_Written exercise:_ From the first line of the data below through the line bearing "return 1 - y / H", reproduce each line exactly; do not include pictures.

**** Provided data

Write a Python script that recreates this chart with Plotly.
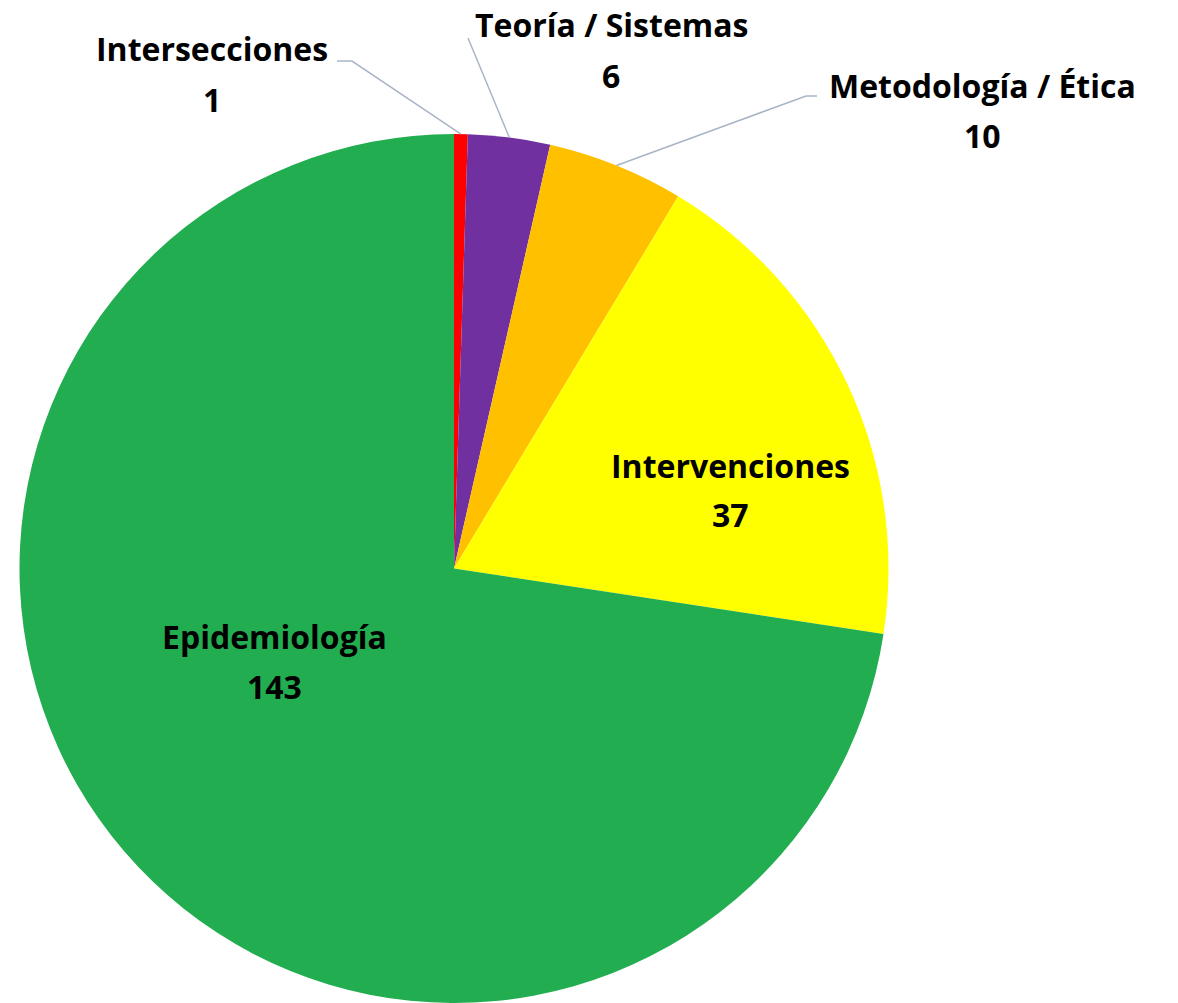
import math
import plotly.graph_objects as go

categories = ["Intersecciones", "Teoría / Sistemas", "Metodología / Ética", "Intervenciones", "Epidemiología"]
values = [1, 6, 10, 37, 143]
colors = ["#FF0000", "#7030A0", "#FFC000", "#FFFF00", "#22AE50"]

W, H = 1178, 1003
CX, CY, R = 454, 569, 435  # pie center / radius in pixels

def px(x):
    return x / W

def py(y):
    return 1 - y / H

FONT = "Open Sans"
FS = 32

fig = go.Figure(go.Pie(
    labels=categories,
    values=values,
    marker=dict(colors=colors, line=dict(width=0)),
    sort=False,
    direction="clockwise",
    rotation=0,
    textinfo="none",
    hoverinfo="label+value",
    domain=dict(x=[px(CX - R), px(CX + R)], y=[max(0, py(CY + R)), min(1, py(CY - R))]),
    showlegend=False,
))

# label layout: (name center x, name center y, value center y, leader-line points)
label_pos = {
    "Intersecciones": (212, 48, 100, [(337, 61), (352, 61)]),
    "Teoría / Sistemas": (611, 25, 76, [(468, 38)]),
    "Metodología / Ética": (982, 86, 136, [(817, 96), (806, 96)]),
    "Intervenciones": (730, 465, 514, None),
    "Epidemiología": (274, 636, 686, None),
}

total = sum(values)
cum = 0
shapes = []
annotations = []
for cat, v in zip(categories, values):
    mid = (cum + v / 2) / total * 2 * math.pi
    cum += v
    lx, ly1, ly2, leader = label_pos[cat]
    annotations.append(dict(x=px(lx), y=py(ly1), xref="paper", yref="paper", text=f"<b>{cat}</b>",
                            showarrow=False, xanchor="center", yanchor="middle",
                            font=dict(family=FONT, size=FS, color="#000000")))
    annotations.append(dict(x=px(lx), y=py(ly2), xref="paper", yref="paper", text=f"<b>{v}</b>",
                            showarrow=False, xanchor="center", yanchor="middle",
                            font=dict(family=FONT, size=FS, color="#000000")))
    if leader:
        ex = CX + R * math.sin(mid)
        ey = CY - R * math.cos(mid)
        pts = leader + [(ex, ey)]
        path = "M " + " L ".join(f"{px(x):.5f},{py(y):.5f}" for x, y in pts)
        shapes.append(dict(type="path", path=path, xref="paper", yref="paper",
                           line=dict(color="#A9B5C6", width=1.5)))

fig.update_layout(
    width=W, height=H,
    margin=dict(l=0, r=0, t=0, b=0),
    paper_bgcolor="white", plot_bgcolor="white",
    shapes=shapes, annotations=annotations,
)

fig.write_html("out.html", config={"displayModeBar": False},
               post_script="document.body.style.margin='0';document.body.style.overflow='hidden';")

********

_Correct response:_
Write a Python script that recreates this chart with Plotly.
import math
import plotly.graph_objects as go

categories = ["Intersecciones", "Teoría / Sistemas", "Metodología / Ética", "Intervenciones", "Epidemiología"]
values = [1, 6, 10, 37, 143]
colors = ["#FF0000", "#7030A0", "#FFC000", "#FFFF00", "#22AE50"]

W, H = 1178, 1003
CX, CY, R = 454, 569, 435  # pie center / radius in pixels

def px(x):
    return x / W

def py(y):
    return 1 - y / H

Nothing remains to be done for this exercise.